我重新编写了RWB的代码,并且创建一个W5100设备库。请注意这个库内的目标是相互独立的。这就意味着你可以链接任何ATmega项目的代码而不需要每次都对库进行重建,因为你的硬件和我的不兼容。这种独立性来自一个叫做W51_register()的成熟调用例程,它允许你通过函数指针设置到库内进行具体的目标测试,比如启用/禁用W5100芯片和通过设备进行数据交换。
W5100库代码
以下是W5100库模块的代码。不像RWB的代码,我的代码使用了一个头文件(源于RWB的代码和微知纳特数据手册的结合);你可以在页面最底部的的压缩包文件看到它。
/*
* w5100.c library of target-independent AVR support routines
* for the Wiznet W5100 Ethernet interface device
*
* This file is derived from the excellent work found here:
* www.ermicro.com/blog/?p=1773
* by RWB. I am leaving the header from the original file intact below,
* but you need to remember the rest of the source here is fairly
* heavily modified. Go to the above site for the original.
*/
/*****************************************************************************
// File Name : wiznetping.c
// Version : 1.0
// Description : Wiznet W5100
// Author : RWB
// Target : AVRJazz Mega168 Board
// Compiler : AVR-GCC 4.3.2; avr-libc 1.6.6 (WinAVR 20090313)
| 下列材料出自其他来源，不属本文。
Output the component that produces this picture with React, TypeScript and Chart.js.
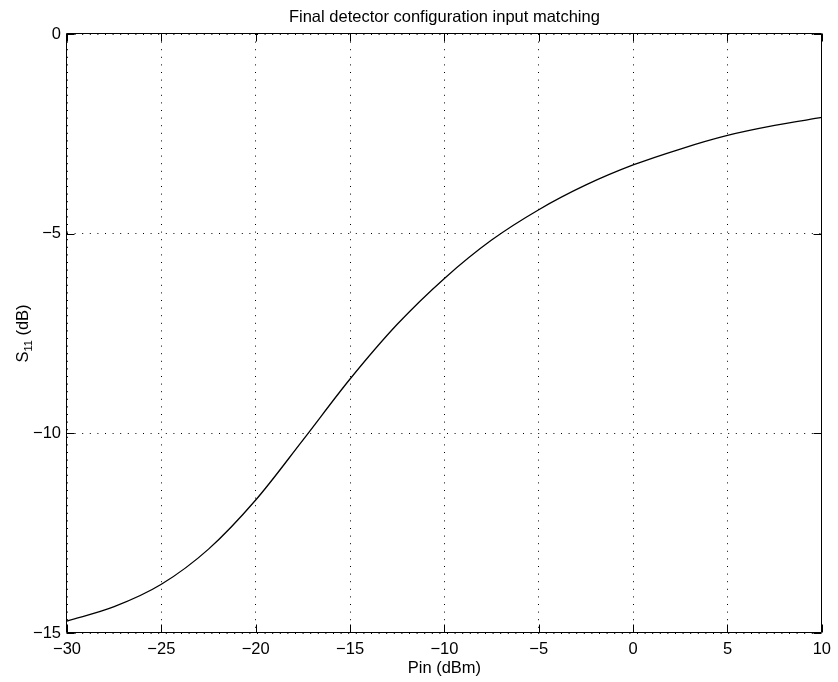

// IDE : Atmel AVR Studio 4.17
// Programmer : AVRJazz Mega168 STK500 v2.0 Bootloader
// : AVR Visual Studio 4.17, STK500 programmer
// Last Updated : 01 July 2010
*****************************************************************************/
/*
* The following code turns the above wiznetping.c source code into a
* generic library of W5100 support routines that are target-independent.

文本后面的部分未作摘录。